When the 90° mass is at 6 o’clock it is stopped as it touches the ground and the 270° mass is moving twice as fast as the center of mass of the wheel. Momentum is conserved but energy is not.
I'm not sure if that answers my Q from yesterday: "The wheel stops at 06:00 and the attached mass (the weight) is detached or disconnected from the wheel and this weight continues its movement..."? (paraphrased)
About the actual transfer and 'rope' idea, I was wondering if it was possible to let the falling mass (attached weight) roll down the incline plane of the wheel and at the same time stay at the exact same spot relative to the 'attachment' point on the wheel...?
A fusee came to my mind - as mentioned by Jim .
Or perhaps another 'return' path of the rope...
It's difficult to explain in english...maybe I should just make a drawing
regards
ruggero ;-)
Contradictions do not exist.
Whenever you think you are facing a contradiction, check your premises.
You will find that one of them is wrong. - Ayn Rand -
I don't quite follow the english translation, but i'm fairly sure that any engine that uses bouyancy is doomed to fail. Simply because the force of bouyancy comes directly from the fall of the heavier fluid around the bouyant mass, squeezing the bouyant mass upwards. It simply reverses the situation of a heavy mass falling downwards in a lighter density fluid, and replaces it with a light mass falling upwards in a heavier density fluid. The catch is always that the COG of heavier mass has to fall lower - and therefore you end up running out of mass from above - and it requires energy to return the mass to the higher position.
You can't change the mass of any float. You can change it's density - but only by changing it's volume. To change it's volume, you have to displace fluid - which leads you right back to having to raise mass in order to keep it working.
I got excited about bouyancy a while back - and if there was any possible way to make it supply free energy, I would have found it. As a result, i'm convinced that all the patents for free energy engines based on bouyancy are non-runners. The more complex they are, the harder it is to spot the fundamental flaw - but sooner or later you still have to raise the fluid back up. Unless you are in an open system such as the sea, where tidal or thermal cycles can provide the energy you need.
greendoor is correct about buoyancy in my experience. Have a look at the enclosed invention, which looks like a simpler version of the invention you show, particularly on its page 2. There are many buoyancy inventions that work the same. The Chinese have a number of them.

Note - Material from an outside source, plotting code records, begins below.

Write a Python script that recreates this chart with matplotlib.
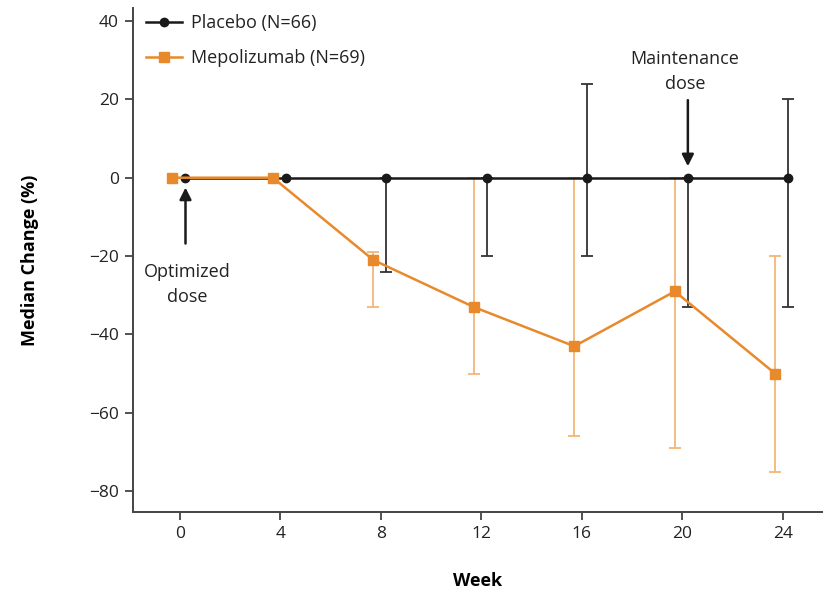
import numpy as np
import matplotlib.pyplot as plt

plt.rcParams["font.family"] = ["Open Sans", "DejaVu Sans"]

weeks = [0, 4, 8, 12, 16, 20, 24]

placebo_med = [0, 0, 0, 0, 0, 0, 0]
placebo_lo = [0, 0, -24, -20, -20, -33, -33]
placebo_hi = [0, 0, 0, 0, 24, 0, 20]

mepo_med = [0, 0, -21, -33, -43, -29, -50]
mepo_lo = [0, 0, -33, -50, -66, -69, -75]
mepo_hi = [0, 0, -19, 0, 0, 0, -20]

black = "#1a1a1a"
orange = "#E8892B"
orange_light = "#F2B676"

fig = plt.figure(figsize=(8.23, 5.89), dpi=100)
ax = fig.add_axes([0.1616, 0.1307, 0.8384, 0.8557])

xp = np.array(weeks) + 0.22
xm = np.array(weeks) - 0.3
pm = np.array(placebo_med)
mm = np.array(mepo_med)

has_p = pm != np.array(placebo_lo)
ax.errorbar(xp[has_p], pm[has_p],
            yerr=[pm[has_p] - np.array(placebo_lo)[has_p],
                  np.array(placebo_hi)[has_p] - pm[has_p]],
            fmt="none", ecolor="#333333", elinewidth=1.3, capsize=4, capthick=1.3, zorder=2)
has_m = mm != np.array(mepo_lo)
ax.errorbar(xm[has_m], mm[has_m],
            yerr=[mm[has_m] - np.array(mepo_lo)[has_m],
                  np.array(mepo_hi)[has_m] - mm[has_m]],
            fmt="none", ecolor=orange_light, elinewidth=1.3, capsize=4, capthick=1.3, zorder=1)

ax.plot(xp, pm, color=black, lw=1.8, marker="o", ms=6, label="Placebo (N=66)", zorder=3)
ax.plot(xm, mm, color=orange, lw=1.8, marker="s", ms=6.5, label="Mepolizumab (N=69)", zorder=4)

ax.set_xlim(-1.87, 25.6)
ax.set_ylim(-85.3, 43.3)
ax.set_xticks(weeks)
ax.set_yticks([40, 20, 0, -20, -40, -60, -80])
ax.set_yticklabels(["40", "20", "0", "\u221220", "\u221240", "\u221260", "\u221280"])

for s in ["top", "right"]:
    ax.spines[s].set_visible(False)
for s in ["left", "bottom"]:
    ax.spines[s].set_color("#444444")
    ax.spines[s].set_linewidth(1.4)
ax.tick_params(direction="out", length=6, width=1.3, color="#444444",
               labelsize=12.5, labelcolor="#222222", pad=4)

ax.set_xlabel("Week", fontsize=13, fontweight="bold", labelpad=22)
ax.set_ylabel("Median Change (%)", fontsize=13, fontweight="bold", labelpad=36)

ax.annotate("", xy=(0.22, -1.8), xytext=(0.22, -17.5),
            arrowprops=dict(arrowstyle="-|>,head_width=0.35,head_length=0.7",
                            color=black, lw=1.8))
ax.text(0.3, -27.3, "Optimized\ndose", ha="center", va="center", fontsize=13,
        color="#222222", linespacing=1.5)

ax.annotate("", xy=(20.22, 2.2), xytext=(20.22, 20.5),
            arrowprops=dict(arrowstyle="-|>,head_width=0.35,head_length=0.7",
                            color=black, lw=1.8))
ax.text(20.1, 27.0, "Maintenance\ndose", ha="center", va="center", fontsize=13,
        color="#222222", linespacing=1.5)

leg = ax.legend(loc="upper left", bbox_to_anchor=(0.0, 1.013), frameon=False,
                fontsize=13, handlelength=2.0, handletextpad=0.5, labelspacing=0.95,
                borderaxespad=0.3)
for t in leg.get_texts():
    t.set_color("#222222")

fig.savefig("out.png", dpi=100)
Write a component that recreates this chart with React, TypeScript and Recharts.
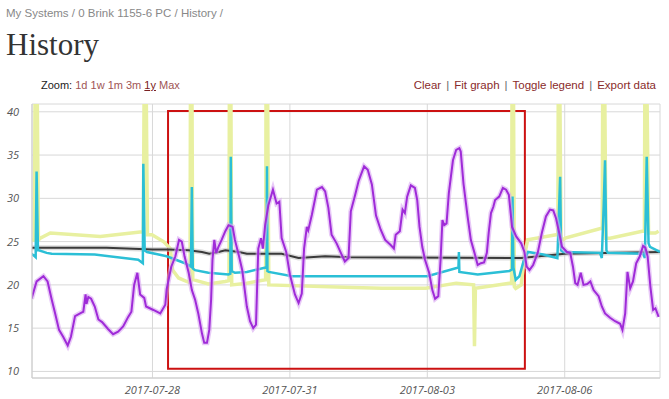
import { CartesianGrid, Line, LineChart, ReferenceArea, XAxis, YAxis } from "recharts";

// x values are days since 2017-07-25 00:00
const dateTicks = [3, 6, 9, 12];
const dateLabels = ["2017-07-28", "2017-07-31", "2017-08-03", "2017-08-06"];
const tempTicks = [10, 15, 20, 25, 30, 35, 40];

const purpleDays = [
  0.36, 0.47, 0.62, 0.71, 0.8, 0.87, 0.96, 1.05, 1.15, 1.22, 1.31, 1.45, 1.49, 1.54, 1.56, 1.6, 1.66, 1.74,
  1.82, 1.9, 2.03, 2.14, 2.25, 2.36, 2.47, 2.54, 2.6, 2.67, 2.73, 2.82, 2.86, 3.02, 3.17, 3.28, 3.31, 3.41,
  3.5, 3.58, 3.64, 3.7, 3.79, 3.86, 3.93, 4.0, 4.08, 4.13, 4.19, 4.24, 4.28, 4.31, 4.35, 4.39, 4.44, 4.51,
  4.59, 4.66, 4.75, 4.8, 4.89, 4.96, 5.06, 5.13, 5.2, 5.26, 5.31, 5.37, 5.41, 5.46, 5.53, 5.63, 5.71, 5.77,
  5.82, 5.92, 6.0, 6.11, 6.19, 6.26, 6.31, 6.37, 6.4, 6.48, 6.59, 6.7, 6.77, 6.84, 6.91, 7.02, 7.13, 7.2,
  7.28, 7.33, 7.42, 7.5, 7.62, 7.7, 7.79, 7.88, 7.98, 8.08, 8.2, 8.27, 8.31, 8.4, 8.46, 8.51, 8.56, 8.64,
  8.73, 8.78, 8.83, 8.89, 8.95, 9.04, 9.11, 9.17, 9.24, 9.29, 9.33, 9.37, 9.42, 9.47, 9.56, 9.63, 9.7, 9.73,
  9.79, 9.88, 9.95, 10.03, 10.1, 10.17, 10.24, 10.3, 10.34, 10.39, 10.44, 10.48, 10.57, 10.65, 10.72, 10.78,
  10.85, 10.94, 11.05, 11.12, 11.17, 11.23, 11.31, 11.41, 11.5, 11.59, 11.68, 11.75, 11.81, 11.88, 11.94,
  12.05, 12.12, 12.18, 12.23, 12.28, 12.35, 12.41, 12.49, 12.56, 12.63, 12.74, 12.81, 12.88, 12.99, 13.1,
  13.21, 13.26, 13.32, 13.37, 13.43, 13.49, 13.56, 13.64, 13.71, 13.76, 13.81, 13.87, 13.93, 13.98, 14.05,
];
const purpleTemps = [
  18.4, 20.4, 21.0, 20.4, 18.3, 16.8, 14.8, 14.0, 13.0, 14.0, 16.4, 16.8, 16.9, 18.9, 17.8, 18.6, 18.4, 17.5,
  16.0, 15.7, 14.9, 14.3, 14.6, 15.2, 16.3, 16.9, 20.0, 21.4, 18.9, 18.5, 17.5, 17.1, 16.7, 17.7, 19.5, 22.1,
  23.3, 25.2, 25.0, 23.3, 21.4, 19.4, 18.3, 16.7, 14.4, 13.3, 13.3, 14.8, 18.3, 22.9, 25.2, 23.7, 24.4, 25.2,
  26.2, 26.9, 26.7, 25.2, 23.3, 21.7, 17.5, 15.8, 15.0, 15.4, 24.2, 25.4, 24.2, 26.9, 29.2, 31.0, 29.4, 29.6,
  25.4, 23.8, 21.2, 18.9, 17.9, 19.0, 24.2, 26.7, 26.3, 28.1, 31.0, 31.3, 30.8, 28.9, 25.8, 24.8, 23.5, 22.7,
  23.1, 28.5, 30.3, 32.0, 33.7, 33.3, 31.6, 28.0, 26.4, 25.2, 24.6, 24.2, 25.8, 26.2, 28.7, 28.3, 30.2, 31.5,
  31.2, 29.8, 26.7, 24.4, 22.9, 21.4, 19.4, 18.4, 18.7, 22.9, 27.5, 26.9, 27.1, 30.6, 34.4, 35.6, 35.8, 35.4,
  31.7, 27.9, 25.2, 23.7, 22.3, 22.5, 22.6, 23.7, 26.0, 28.3, 29.0, 29.8, 30.2, 31.2, 31.0, 30.4,
  26.7, 25.6, 24.8, 23.8, 22.1, 21.7, 22.3, 23.7, 26.0, 27.9, 28.7, 28.6, 27.7, 26.0, 24.4,
  23.8, 23.7, 22.1, 20.2, 20.0, 21.4, 20.0, 20.1, 20.4, 19.4, 18.7, 17.5, 16.7, 16.2, 15.8,
  15.5, 14.8, 16.7, 21.5, 19.6, 20.4, 22.5, 23.3, 24.5, 24.3, 23.3, 19.8, 17.1, 17.3, 16.3,
];

const blackDays = [0.36, 2.0, 3.0, 3.35, 3.79, 4.08, 4.24, 4.44, 4.59, 4.89, 5.06, 5.82, 6.19, 6.77, 7.33, 11.05, 12.0, 14.08];
const blackTemps = [24.3, 24.3, 24.1, 24.1, 24.0, 23.8, 23.6, 23.8, 24.0, 23.8, 23.6, 23.6, 23.1, 23.3, 23.2, 23.1, 23.6, 23.8];

const cyanDays = [
  0.36, 0.43, 0.45, 0.47, 0.5, 0.52, 0.69, 0.8, 1.74, 2.69, 2.79, 2.8, 2.83, 2.88, 3.31, 3.71, 3.84, 3.86,
  3.88, 3.93, 4.22, 4.66, 4.7, 4.71, 4.73, 4.8, 5.06, 5.47, 5.49, 5.5, 5.51, 5.54, 6.05, 7.36, 9.0, 9.68,
  9.69, 9.7, 10.1, 10.79, 10.85, 10.86, 10.88, 10.93, 11.01, 11.1, 11.2, 11.53, 11.84, 11.9, 11.92, 11.97,
  12.77, 12.81, 12.85, 12.88, 12.91, 12.94, 13.71, 13.75, 13.79, 13.83, 13.86, 14.08,
];
const cyanTemps = [
  23.6, 23.3, 23.2, 33.1, 24.0, 24.0, 23.7, 23.6, 23.5, 22.9, 22.5, 34.0, 24.0, 23.8, 23.3, 22.5, 22.1, 31.3,
  21.9, 21.7, 21.4, 21.2, 21.3, 34.8, 21.6, 21.4, 21.5, 22.0, 22.1, 33.7, 21.6, 21.5, 21.0, 21.0, 21.0, 22.0,
  23.8, 21.5, 21.2, 21.6, 21.8, 30.2, 22.0, 20.6, 21.0, 22.7, 23.8, 23.5, 23.1, 32.5, 24.0, 23.8,
  23.7, 23.1, 29.0, 34.4, 24.0, 23.7, 23.6, 23.1, 34.8, 24.8, 24.4, 23.8,
];

const yellowDays = [
  0.36, 0.42, 0.44, 0.48, 0.51, 0.55, 0.77, 1.86, 2.73, 2.8, 2.82, 2.86, 2.89, 2.99, 3.24, 3.39, 3.44, 3.57,
  3.79, 3.82, 3.83, 3.86, 3.88, 3.89, 4.22, 4.59, 4.67, 4.68, 4.71, 4.73, 5.06, 5.47, 5.48, 5.51, 5.54, 7.36,
  8.02, 8.97, 9.63, 10.01, 10.03, 10.05, 10.79, 10.84, 10.85, 10.88, 10.9, 10.93, 11.05, 11.12, 11.19, 11.81,
  11.85, 11.86, 11.89, 11.92, 12.01, 12.78, 12.82, 12.83, 12.87, 12.9, 12.99, 13.69, 13.74, 13.75, 13.79, 13.83,
  13.98, 14.05,
];
const yellowTemps = [
  25.2, 25.2, 45, 45, 25.2, 25.4, 26.0, 25.6, 26.1, 26.1, 45, 45, 25.8, 25.8, 25.0, 24.2, 21.7, 20.8,
  20.3, 20.3, 45, 45, 20.6, 20.6, 20.1, 20.4, 20.5, 45, 45, 20.0, 20.2, 20.6, 45, 45, 20.0, 19.7,
  19.6, 19.6, 20.2, 20.0, 12.9, 19.6, 20.2, 20.2, 45, 45, 19.8, 19.6, 20.0, 23.3, 25.2, 25.8,
  25.8, 45, 45, 25.0, 25.4, 26.5, 26.5, 45, 45, 25.4, 25.4, 26.2, 26.2, 45, 45, 26.0,
  26.0, 26.2,
];

// highlighted selection box
const selectionDays = [3.34, 11.13];
const selectionTemps = [10.3, 40.1];

const toPoints = (days: number[], temps: number[]) => days.map((d, i) => ({ d, v: temps[i] }));

const purple = toPoints(purpleDays, purpleTemps);
const black = toPoints(blackDays, blackTemps);
const cyan = toPoints(cyanDays, cyanTemps);
const yellow = toPoints(yellowDays, yellowTemps);

const tickStyle = { fontFamily: "'Open Sans', sans-serif", fontSize: 11, fontStyle: "italic", fill: "#555" };
const linkColor = "#8a2b2b";
const sep = <span style={{ color: "#666", margin: "0 5px" }}>|</span>;

export default function App() {
  return (
    <div
      style={{
        position: "absolute",
        left: 0,
        top: 0,
        width: 669,
        height: 399,
        background: "#fff",
        overflow: "hidden",
        fontFamily: "'Liberation Sans', Arial, sans-serif",
      }}
    >
      <div style={{ position: "absolute", left: 6, top: 7, fontSize: 11.5, lineHeight: "12px", color: "#888" }}>
        My Systems / 0 Brink 1155-6 PC / History /
      </div>
      <div
        style={{
          position: "absolute",
          left: 6,
          top: 29,
          fontFamily: "'Liberation Serif', serif",
          fontSize: 31,
          lineHeight: "31px",
          color: "#333",
        }}
      >
        History
      </div>
      <div style={{ position: "absolute", left: 41, top: 79, fontSize: 11, lineHeight: "12px", color: "#222" }}>
        Zoom:{" "}
        <span style={{ color: "#a05555" }}>1d 1w 1m 3m </span>
        <span style={{ color: "#7a2020", textDecoration: "underline" }}>1y</span>
        <span style={{ color: "#a05555" }}> Max</span>
      </div>
      <div style={{ position: "absolute", right: 13, top: 79, fontSize: 11.5, lineHeight: "12px", color: linkColor }}>
        Clear{sep}Fit graph{sep}Toggle legend{sep}Export data
      </div>

      <LineChart
        width={669}
        height={399}
        margin={{ top: 104, right: 9, bottom: 0, left: 6 }}
        style={{ position: "absolute", left: 0, top: 0 }}
      >
        <CartesianGrid stroke="#d8d8d8" />
        <XAxis
          type="number"
          dataKey="d"
          domain={[0.37, 14.08]}
          allowDataOverflow
          ticks={dateTicks}
          tickFormatter={(t: number) => dateLabels[dateTicks.indexOf(t)]}
          tick={tickStyle}
          tickSize={0}
          tickMargin={8}
          height={21}
          axisLine={{ stroke: "#ccc" }}
        />
        <XAxis xAxisId="top" orientation="top" type="number" domain={[0.37, 14.08]} height={0} tick={false} axisLine={{ stroke: "#ccc" }} />
        <YAxis
          type="number"
          domain={[9.24, 40.9]}
          allowDataOverflow
          ticks={tempTicks}
          tick={tickStyle}
          tickSize={0}
          tickMargin={13}
          width={26}
          axisLine={{ stroke: "#ccc" }}
        />
        <YAxis yAxisId="right" orientation="right" domain={[9.24, 40.9]} width={0} tick={false} axisLine={{ stroke: "#ccc" }} />
        <Line data={yellow} dataKey="v" stroke="#e8f0a0" strokeWidth={3.5} dot={false} isAnimationActive={false} />
        <Line data={black} dataKey="v" stroke="#bbb" strokeOpacity={0.5} strokeWidth={5} dot={false} isAnimationActive={false} />
        <Line data={black} dataKey="v" stroke="#3a3a3a" strokeWidth={2} dot={false} isAnimationActive={false} />
        <Line data={cyan} dataKey="v" stroke="#2bbfd6" strokeWidth={2.5} dot={false} isAnimationActive={false} />
        <Line data={purple} dataKey="v" stroke="#d9a6f2" strokeOpacity={0.6} strokeWidth={5} dot={false} isAnimationActive={false} />
        <Line data={purple} dataKey="v" stroke="#9f2bd8" strokeWidth={2} dot={false} isAnimationActive={false} />
        <ReferenceArea
          x1={selectionDays[0]}
          x2={selectionDays[1]}
          y1={selectionTemps[0]}
          y2={selectionTemps[1]}
          fill="none"
          fillOpacity={0}
          stroke="#cc1111"
          strokeWidth={2}
          strokeOpacity={1}
        />
      </LineChart>
    </div>
  );
}
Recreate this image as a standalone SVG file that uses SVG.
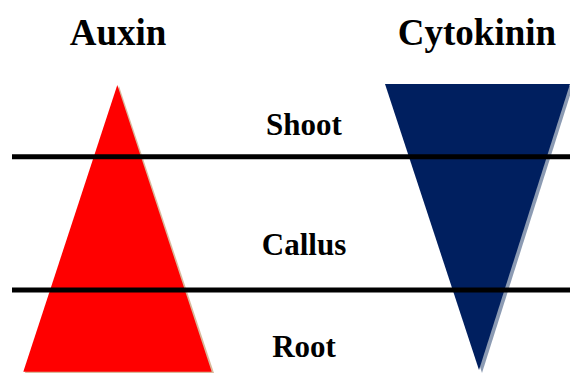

Not to be a downer Mikhail but "simple arithmetic" has been proven time and time again to not be a good substitute for an actual build. There are countless examples of individuals claiming to have devices that work on paper that do not work in reality...
That, which wants to see the device actually functioning will make a prototype.
That, which does not want to make a prototype, it is necessary that it learns how to calculate.
I would not build models, I abandoned these engine, they are in the public domain = open source = free.
You are correct, the invention I showed doesn't work. I reread the invention you showed and to my eyes it seems to be exactly the same kind of invention, i.e. doesn't work either.
I note in your invention's description it says the invention was not tested in calculation or in building a prototype. That well may be the problem. I once thought the invention I showed work as well. It was this discussion board that showed me I was wrong. With luck I'm wrong about yours.
The fundamental principle appears to be based on changing the volume of the float. The complexity can be reduced to a very simple experiment. Push a empy plastic bottle into a swimming pool. It will require some force to do this - because you are lifting the level of the entire pool by small (but significant) amount.
Once immersed, the bottle has bouyancy - or "force of Archimedes" if you will. That force is supplied by gravity, acting on the mass of water in the pool. The water wants to "fall down" around the empty bottle, and because there is less mass in the bottle, the force of gravity acting to pull it down is less than the force of gravity acting to pull the water down around it - so it experiences the differential of force in an upward direction.
If you arranged a wheel of these plastic bottles - with equal numbers on the ascending side as the descenting side, the forces will all be balanced and no movement will occur.
Your design is attempting to overbalance the wheel by changing the volume of these bottles. But you can't expand a bottle without lifting all the water in the pool. And if you allow the air to escape from the bottle, you can reduce the volume by allowing the water to crush the bottle. In doing so, the level of water in the pool drops.
So any bouyancy design that trys to change the volume of a float is doomed to fail. This is just another version of an overbalanced wheel that cannot work.
I had a look at your math for 01 11357 and I'd like to say it doesn't make any sense, but the truth is I'm just too lazy to wade through it. I think greendoor's description of why buoyancy devices won't work is very lucid and explains why they won't work very well.
I remain convinced your invention's collapsing feature is the same collapsing that takes place in US Patent 3,412,482 shown above.